This crate targets the latest stable Rust toolchain. The current MSRV is
declared in `Cargo.toml` as `rust-version = "1.94"`. Bumping the MSRV is
treated as a minor-version change and is recorded in `CHANGELOG.md`.

## Performance

CPU JPEG tile batches route through Signinum's scoped batch decoder by default
when the jobs share the same TIFF/DICOM color transform and exact decoded tile
dimensions. Mixed or irregular JPEG jobs fall back to the conservative
per-tile path with the same output behavior.

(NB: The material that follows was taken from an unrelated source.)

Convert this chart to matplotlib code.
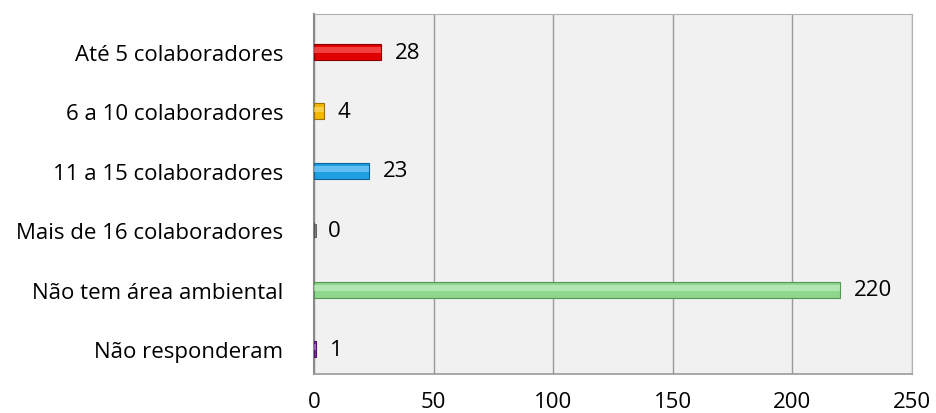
import matplotlib
matplotlib.use("Agg")
import matplotlib.pyplot as plt
import numpy as np

categories = ["Até 5 colaboradores", "6 a 10 colaboradores", "11 a 15 colaboradores",
              "Mais de 16 colaboradores", "Não tem área ambiental", "Não responderam"]
values = [28, 4, 23, 0, 220, 1]
colors = ["#e00000", "#f5b800", "#1f9fe0", "#7f7f7f", "#8fd68f", "#8a2fb8"]
highlights = ["#ff6a6a", "#ffe070", "#8fd4ff", "#c0c0c0", "#c8f0c8", "#c080e0"]
edges = ["#8a0000", "#a07000", "#10609a", "#505050", "#4f9a4f", "#50106a"]
xticks = [0, 50, 100, 150, 200, 250]

plt.rcParams['font.family'] = ['Open Sans', 'DejaVu Sans']

fig = plt.figure(figsize=(9.37, 4.14), dpi=100)
ax = fig.add_axes([314/937, 1-375/414, (912-314)/937, (375-15)/414])
ax.set_facecolor("#f1f1f1")

y = np.arange(len(categories))
bh = 0.27
ax.barh(y, values, height=bh, color=colors, edgecolor=edges, linewidth=0.8, zorder=3)
ax.barh(y - bh*0.12, values, height=bh*0.35, color=highlights, linewidth=0, alpha=0.6, zorder=4)
for yi, v, c, e in zip(y, values, colors, edges):
    if v == 0:
        ax.barh(yi, 0.8, height=bh*0.8, color=c, edgecolor=e, linewidth=0.6, zorder=3)

for yi, v in zip(y, values):
    ax.annotate(str(v), (v, yi), xytext=(10, 0), textcoords="offset points",
                va="center", ha="left", fontsize=16, color="black", zorder=5)

ax.set_xlim(0, 250)
ax.set_ylim(len(categories) - 1 + 0.42, -0.64)
ax.set_xticks(xticks)
ax.set_xticklabels([str(t) for t in xticks])
ax.set_yticks(y)
ax.set_yticklabels(categories)
ax.tick_params(axis="x", length=0, pad=12, labelsize=16)
ax.tick_params(axis="y", length=0, pad=22, labelsize=16)
ax.grid(axis="x", color="#9a9a9a", linewidth=1.0, zorder=1)
ax.spines["top"].set_color("#b0b0b0")
ax.spines["right"].set_color("#b0b0b0")
ax.spines["left"].set_color("#8a8a8a")
ax.spines["left"].set_linewidth(1.5)
ax.spines["bottom"].set_color("#9a9a9a")
ax.spines["bottom"].set_linewidth(1.2)

fig.savefig("out.png", dpi=100)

Optional Iris comparison is wired through `scripts/iris_bench.py` and the
existing `bench_driver` workloads. Iris consumes pre-encoded `.iris` slides, so
set `WSI_BENCH_INCLUDE_IRIS=1` plus either `WSI_IRIS_SLIDE_PATH=/path/file.iris`
for a single slide or `WSI_IRIS_SLIDE_DIR=/path/to/iris-slides` for a directory
containing `<source-stem>.iris` files. Set `WSI_BENCH_GATE_IRIS=1` only when
the run should fail if statumen is slower than Iris.

Phase reports and bench harness sources live under `benches/` and `scripts/`
in the project repository (excluded from the published tarball).

## Codec Library

All production JPEG and JPEG 2000 decode is delegated to the sibling
`signinum` repository. Cite signinum's JOSS paper for codec methods,
ROI / restart-marker APIs, batch decode, and decode-performance claims.

<!-- TBD: replace with JOSS-issued DOI after acceptance -->

For reader behavior, container parsing, and SlideViewer integration, cite this
workspace separately until a reader-specific artifact exists.

## Contributing

See [`CONTRIBUTING.md`](CONTRIBUTING.md) and our
[`CODE_OF_CONDUCT.md`](CODE_OF_CONDUCT.md). The change log lives in
[`CHANGELOG.md`](CHANGELOG.md).

## License

Apache-2.0. See [`LICENSE`](LICENSE) and the sibling signinum repo for codec
implementation details and its own license metadata.